WHAT THE EXERCISE ASKS
Print, word for word, the opening line of the data below and every line after it through the line that contains "yticks_b = [0, 0.1, 0.2, 0.3, 0.4, 0.5, 0.6, 0.7]", but not the pictures.
══ INFORMATION SHOWN ══
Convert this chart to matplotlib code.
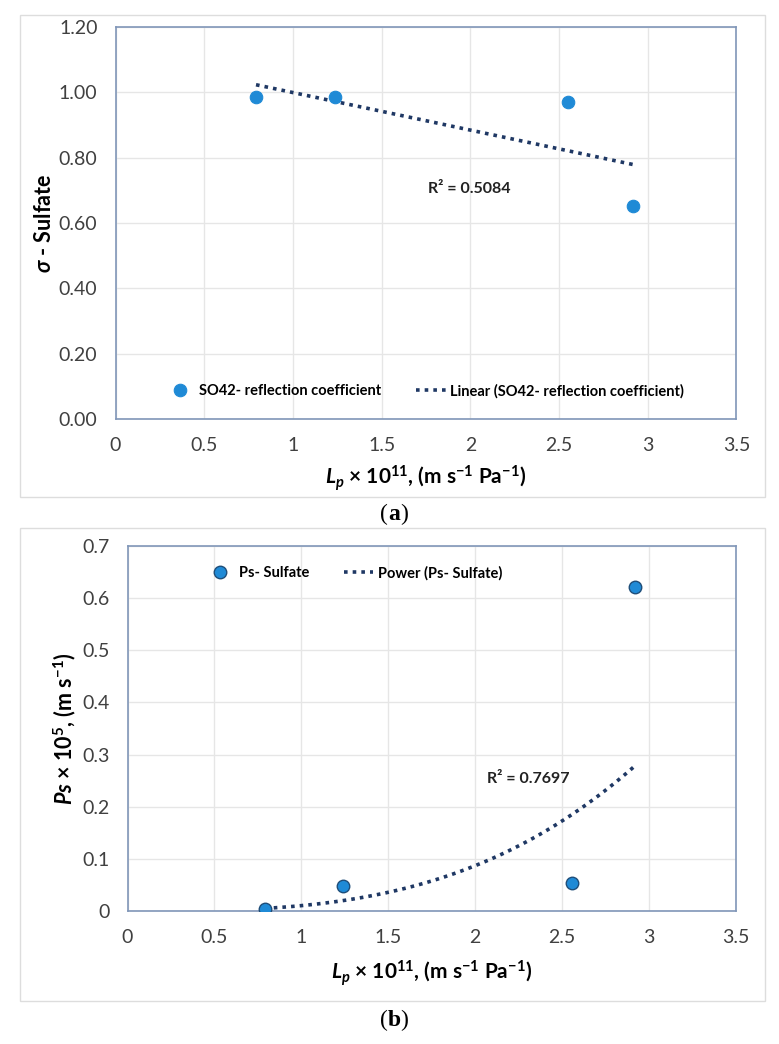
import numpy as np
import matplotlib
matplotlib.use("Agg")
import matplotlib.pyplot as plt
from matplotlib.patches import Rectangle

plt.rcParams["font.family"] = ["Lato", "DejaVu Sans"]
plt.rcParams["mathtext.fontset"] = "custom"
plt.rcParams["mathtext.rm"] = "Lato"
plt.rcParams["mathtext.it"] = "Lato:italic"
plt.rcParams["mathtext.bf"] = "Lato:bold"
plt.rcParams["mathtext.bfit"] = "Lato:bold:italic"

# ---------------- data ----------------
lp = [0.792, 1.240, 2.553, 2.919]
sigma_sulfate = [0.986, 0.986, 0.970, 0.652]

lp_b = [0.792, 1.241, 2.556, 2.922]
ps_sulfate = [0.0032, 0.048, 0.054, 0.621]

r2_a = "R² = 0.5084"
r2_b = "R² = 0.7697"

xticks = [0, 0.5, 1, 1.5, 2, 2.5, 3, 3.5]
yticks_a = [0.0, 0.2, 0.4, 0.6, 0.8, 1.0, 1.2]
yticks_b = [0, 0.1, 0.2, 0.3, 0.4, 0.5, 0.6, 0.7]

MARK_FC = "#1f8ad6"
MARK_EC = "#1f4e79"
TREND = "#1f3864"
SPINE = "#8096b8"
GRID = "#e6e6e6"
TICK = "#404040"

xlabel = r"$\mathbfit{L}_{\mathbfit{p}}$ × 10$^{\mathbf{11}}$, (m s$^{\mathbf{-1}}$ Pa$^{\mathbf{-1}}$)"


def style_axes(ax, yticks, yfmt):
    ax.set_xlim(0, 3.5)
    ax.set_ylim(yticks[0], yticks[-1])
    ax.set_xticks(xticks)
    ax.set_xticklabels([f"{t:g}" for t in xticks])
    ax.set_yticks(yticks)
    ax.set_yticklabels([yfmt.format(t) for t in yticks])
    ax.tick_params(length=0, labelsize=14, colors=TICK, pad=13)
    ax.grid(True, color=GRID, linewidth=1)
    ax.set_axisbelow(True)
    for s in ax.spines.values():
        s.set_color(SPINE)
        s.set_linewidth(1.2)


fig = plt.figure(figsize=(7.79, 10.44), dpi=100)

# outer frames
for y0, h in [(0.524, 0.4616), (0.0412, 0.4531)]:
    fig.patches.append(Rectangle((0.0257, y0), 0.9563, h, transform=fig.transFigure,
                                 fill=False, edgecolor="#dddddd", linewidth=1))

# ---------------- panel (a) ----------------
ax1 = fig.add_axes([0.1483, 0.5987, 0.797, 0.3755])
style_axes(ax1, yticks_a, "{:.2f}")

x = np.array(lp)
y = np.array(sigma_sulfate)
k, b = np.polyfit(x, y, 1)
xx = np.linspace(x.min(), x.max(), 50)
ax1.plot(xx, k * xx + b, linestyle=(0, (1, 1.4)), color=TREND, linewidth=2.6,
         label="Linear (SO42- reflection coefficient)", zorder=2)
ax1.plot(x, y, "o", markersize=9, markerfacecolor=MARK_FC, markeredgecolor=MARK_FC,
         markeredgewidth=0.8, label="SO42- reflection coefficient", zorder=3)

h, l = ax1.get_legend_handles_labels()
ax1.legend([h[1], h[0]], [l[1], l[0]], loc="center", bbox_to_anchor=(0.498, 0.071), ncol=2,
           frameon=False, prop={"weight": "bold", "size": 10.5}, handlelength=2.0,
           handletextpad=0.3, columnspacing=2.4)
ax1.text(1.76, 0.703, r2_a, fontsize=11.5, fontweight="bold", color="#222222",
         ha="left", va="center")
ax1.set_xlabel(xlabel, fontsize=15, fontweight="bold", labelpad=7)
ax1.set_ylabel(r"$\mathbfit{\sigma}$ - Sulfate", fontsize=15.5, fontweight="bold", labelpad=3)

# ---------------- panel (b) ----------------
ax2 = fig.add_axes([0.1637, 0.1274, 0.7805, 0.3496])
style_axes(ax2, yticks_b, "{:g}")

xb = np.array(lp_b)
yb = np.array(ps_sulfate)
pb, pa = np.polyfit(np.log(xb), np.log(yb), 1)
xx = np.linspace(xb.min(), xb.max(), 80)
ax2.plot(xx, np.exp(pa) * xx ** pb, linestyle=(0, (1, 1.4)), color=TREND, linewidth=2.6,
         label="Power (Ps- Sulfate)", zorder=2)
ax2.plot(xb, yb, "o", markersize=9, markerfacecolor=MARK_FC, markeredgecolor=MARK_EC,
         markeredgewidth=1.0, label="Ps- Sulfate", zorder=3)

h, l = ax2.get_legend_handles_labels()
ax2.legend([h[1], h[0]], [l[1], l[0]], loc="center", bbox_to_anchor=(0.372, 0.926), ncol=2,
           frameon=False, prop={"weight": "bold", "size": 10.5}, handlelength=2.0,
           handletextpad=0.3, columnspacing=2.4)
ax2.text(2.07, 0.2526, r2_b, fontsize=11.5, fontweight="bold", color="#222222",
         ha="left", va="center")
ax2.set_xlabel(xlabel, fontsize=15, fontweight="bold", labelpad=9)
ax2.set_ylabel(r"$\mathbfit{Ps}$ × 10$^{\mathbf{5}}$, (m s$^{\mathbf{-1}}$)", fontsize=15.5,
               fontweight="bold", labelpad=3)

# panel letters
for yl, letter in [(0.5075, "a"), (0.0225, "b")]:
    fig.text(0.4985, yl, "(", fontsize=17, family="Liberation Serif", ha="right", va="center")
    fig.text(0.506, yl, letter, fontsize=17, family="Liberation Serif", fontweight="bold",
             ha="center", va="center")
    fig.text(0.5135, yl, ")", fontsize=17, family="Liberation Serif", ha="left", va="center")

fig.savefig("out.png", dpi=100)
═══
ANSWER TO THE TASK
Convert this chart to matplotlib code.
import numpy as np
import matplotlib
matplotlib.use("Agg")
import matplotlib.pyplot as plt
from matplotlib.patches import Rectangle

plt.rcParams["font.family"] = ["Lato", "DejaVu Sans"]
plt.rcParams["mathtext.fontset"] = "custom"
plt.rcParams["mathtext.rm"] = "Lato"
plt.rcParams["mathtext.it"] = "Lato:italic"
plt.rcParams["mathtext.bf"] = "Lato:bold"
plt.rcParams["mathtext.bfit"] = "Lato:bold:italic"

# ---------------- data ----------------
lp = [0.792, 1.240, 2.553, 2.919]
sigma_sulfate = [0.986, 0.986, 0.970, 0.652]

lp_b = [0.792, 1.241, 2.556, 2.922]
ps_sulfate = [0.0032, 0.048, 0.054, 0.621]

r2_a = "R² = 0.5084"
r2_b = "R² = 0.7697"

xticks = [0, 0.5, 1, 1.5, 2, 2.5, 3, 3.5]
yticks_a = [0.0, 0.2, 0.4, 0.6, 0.8, 1.0, 1.2]
yticks_b = [0, 0.1, 0.2, 0.3, 0.4, 0.5, 0.6, 0.7]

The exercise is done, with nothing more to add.